TASK INSTRUCTIONS:
Select every line containing the word "script" from the material, and copy those lines.

INPUT DATA:

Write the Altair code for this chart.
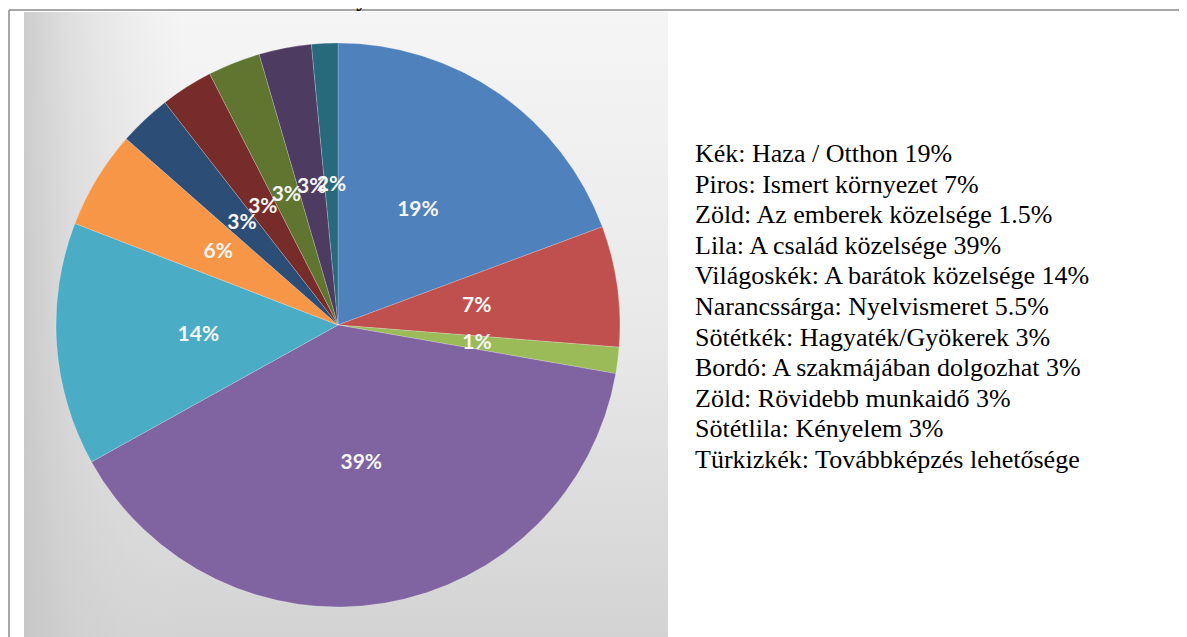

* * *

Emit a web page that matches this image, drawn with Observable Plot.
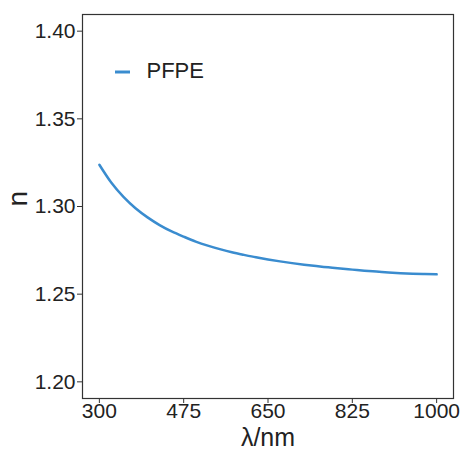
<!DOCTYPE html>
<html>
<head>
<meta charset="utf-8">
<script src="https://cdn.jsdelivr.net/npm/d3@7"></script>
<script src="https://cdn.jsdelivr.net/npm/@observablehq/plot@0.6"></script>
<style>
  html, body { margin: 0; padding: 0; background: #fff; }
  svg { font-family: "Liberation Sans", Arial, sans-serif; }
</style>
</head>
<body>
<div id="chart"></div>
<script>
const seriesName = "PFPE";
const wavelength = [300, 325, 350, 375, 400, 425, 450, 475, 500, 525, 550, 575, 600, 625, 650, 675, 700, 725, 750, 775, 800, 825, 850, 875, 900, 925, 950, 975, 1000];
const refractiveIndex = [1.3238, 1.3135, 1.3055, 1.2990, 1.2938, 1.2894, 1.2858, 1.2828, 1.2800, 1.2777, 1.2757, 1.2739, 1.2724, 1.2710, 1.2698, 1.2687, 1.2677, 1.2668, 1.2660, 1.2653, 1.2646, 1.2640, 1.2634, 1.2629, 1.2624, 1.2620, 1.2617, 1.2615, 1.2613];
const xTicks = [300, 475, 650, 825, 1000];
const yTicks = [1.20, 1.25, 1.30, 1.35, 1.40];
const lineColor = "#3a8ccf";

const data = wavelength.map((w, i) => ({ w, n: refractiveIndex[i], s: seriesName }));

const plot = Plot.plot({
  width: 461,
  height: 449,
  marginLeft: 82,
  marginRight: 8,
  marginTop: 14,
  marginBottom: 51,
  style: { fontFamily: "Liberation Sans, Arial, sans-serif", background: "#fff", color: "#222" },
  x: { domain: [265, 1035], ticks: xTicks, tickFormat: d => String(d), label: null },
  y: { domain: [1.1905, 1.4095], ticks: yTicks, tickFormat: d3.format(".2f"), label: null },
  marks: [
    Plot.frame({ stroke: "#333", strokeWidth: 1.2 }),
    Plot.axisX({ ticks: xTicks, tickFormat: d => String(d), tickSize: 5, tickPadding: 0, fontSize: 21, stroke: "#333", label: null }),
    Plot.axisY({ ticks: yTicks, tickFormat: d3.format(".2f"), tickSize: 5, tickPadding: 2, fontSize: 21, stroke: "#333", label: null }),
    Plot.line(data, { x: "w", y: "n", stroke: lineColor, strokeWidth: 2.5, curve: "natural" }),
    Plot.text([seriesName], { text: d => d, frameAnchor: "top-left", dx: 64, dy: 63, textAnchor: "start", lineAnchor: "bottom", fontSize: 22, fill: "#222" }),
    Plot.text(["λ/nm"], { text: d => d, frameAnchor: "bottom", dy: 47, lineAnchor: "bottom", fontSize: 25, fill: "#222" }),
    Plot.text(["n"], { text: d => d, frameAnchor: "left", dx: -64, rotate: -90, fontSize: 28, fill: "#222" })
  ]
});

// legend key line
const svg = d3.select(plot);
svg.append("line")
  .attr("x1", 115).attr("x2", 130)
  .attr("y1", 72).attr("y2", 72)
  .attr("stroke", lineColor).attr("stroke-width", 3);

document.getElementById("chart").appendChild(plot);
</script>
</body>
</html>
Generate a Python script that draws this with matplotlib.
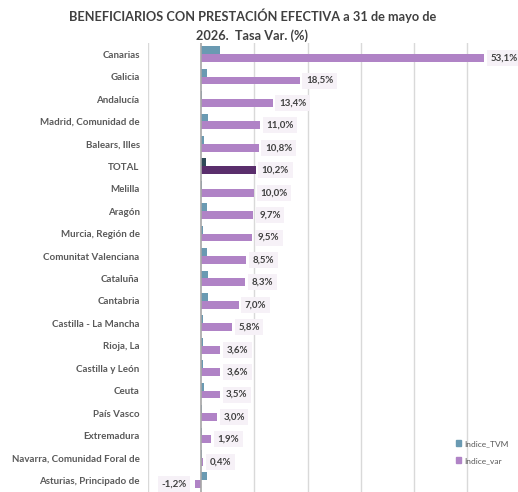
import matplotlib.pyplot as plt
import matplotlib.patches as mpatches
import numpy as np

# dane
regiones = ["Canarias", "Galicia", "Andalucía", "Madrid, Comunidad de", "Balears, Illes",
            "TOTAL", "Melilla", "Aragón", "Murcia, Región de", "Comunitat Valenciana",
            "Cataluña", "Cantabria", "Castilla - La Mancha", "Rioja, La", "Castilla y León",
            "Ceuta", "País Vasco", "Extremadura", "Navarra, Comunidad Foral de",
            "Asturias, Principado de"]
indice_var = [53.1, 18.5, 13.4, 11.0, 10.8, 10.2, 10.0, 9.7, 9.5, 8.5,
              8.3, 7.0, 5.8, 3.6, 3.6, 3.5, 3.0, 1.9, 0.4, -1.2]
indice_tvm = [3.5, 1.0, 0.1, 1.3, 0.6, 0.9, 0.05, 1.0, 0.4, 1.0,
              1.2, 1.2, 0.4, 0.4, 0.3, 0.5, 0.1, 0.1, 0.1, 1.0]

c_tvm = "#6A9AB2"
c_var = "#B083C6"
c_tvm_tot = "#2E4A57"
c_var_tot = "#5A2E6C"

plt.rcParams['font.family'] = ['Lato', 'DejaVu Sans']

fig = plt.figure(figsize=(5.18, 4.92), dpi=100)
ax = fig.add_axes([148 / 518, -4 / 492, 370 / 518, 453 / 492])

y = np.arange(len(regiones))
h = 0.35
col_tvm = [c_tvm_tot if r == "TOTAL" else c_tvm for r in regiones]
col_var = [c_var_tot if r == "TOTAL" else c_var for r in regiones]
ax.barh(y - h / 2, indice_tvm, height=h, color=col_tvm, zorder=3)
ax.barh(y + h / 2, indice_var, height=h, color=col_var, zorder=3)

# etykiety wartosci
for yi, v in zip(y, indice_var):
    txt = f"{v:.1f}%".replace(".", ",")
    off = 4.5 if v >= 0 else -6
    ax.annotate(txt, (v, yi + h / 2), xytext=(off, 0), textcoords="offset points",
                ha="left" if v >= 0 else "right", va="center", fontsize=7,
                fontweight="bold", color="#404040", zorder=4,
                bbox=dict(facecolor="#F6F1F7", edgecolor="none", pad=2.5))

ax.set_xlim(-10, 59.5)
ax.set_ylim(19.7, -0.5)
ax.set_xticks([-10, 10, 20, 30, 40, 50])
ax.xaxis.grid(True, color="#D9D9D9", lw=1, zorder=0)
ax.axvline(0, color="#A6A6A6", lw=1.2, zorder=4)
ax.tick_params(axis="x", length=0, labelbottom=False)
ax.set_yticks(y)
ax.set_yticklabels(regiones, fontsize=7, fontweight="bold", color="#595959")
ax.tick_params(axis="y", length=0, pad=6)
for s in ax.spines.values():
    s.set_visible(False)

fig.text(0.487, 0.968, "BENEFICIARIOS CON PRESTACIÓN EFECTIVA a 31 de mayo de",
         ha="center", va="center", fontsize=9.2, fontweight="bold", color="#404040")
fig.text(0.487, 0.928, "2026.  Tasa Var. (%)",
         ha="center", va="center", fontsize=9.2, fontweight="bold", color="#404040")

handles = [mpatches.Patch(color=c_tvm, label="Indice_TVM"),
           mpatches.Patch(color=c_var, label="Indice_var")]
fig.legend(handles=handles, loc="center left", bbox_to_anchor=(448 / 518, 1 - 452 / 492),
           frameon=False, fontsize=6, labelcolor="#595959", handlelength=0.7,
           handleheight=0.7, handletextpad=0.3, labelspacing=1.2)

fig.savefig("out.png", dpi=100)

SOLUTION:
<script src="https://cdn.jsdelivr.net/npm/d3@7"></script>
<script src="https://cdn.jsdelivr.net/npm/@observablehq/plot@0.6"></script>
<script>
</script>
Generate a Python script that draws this with matplotlib.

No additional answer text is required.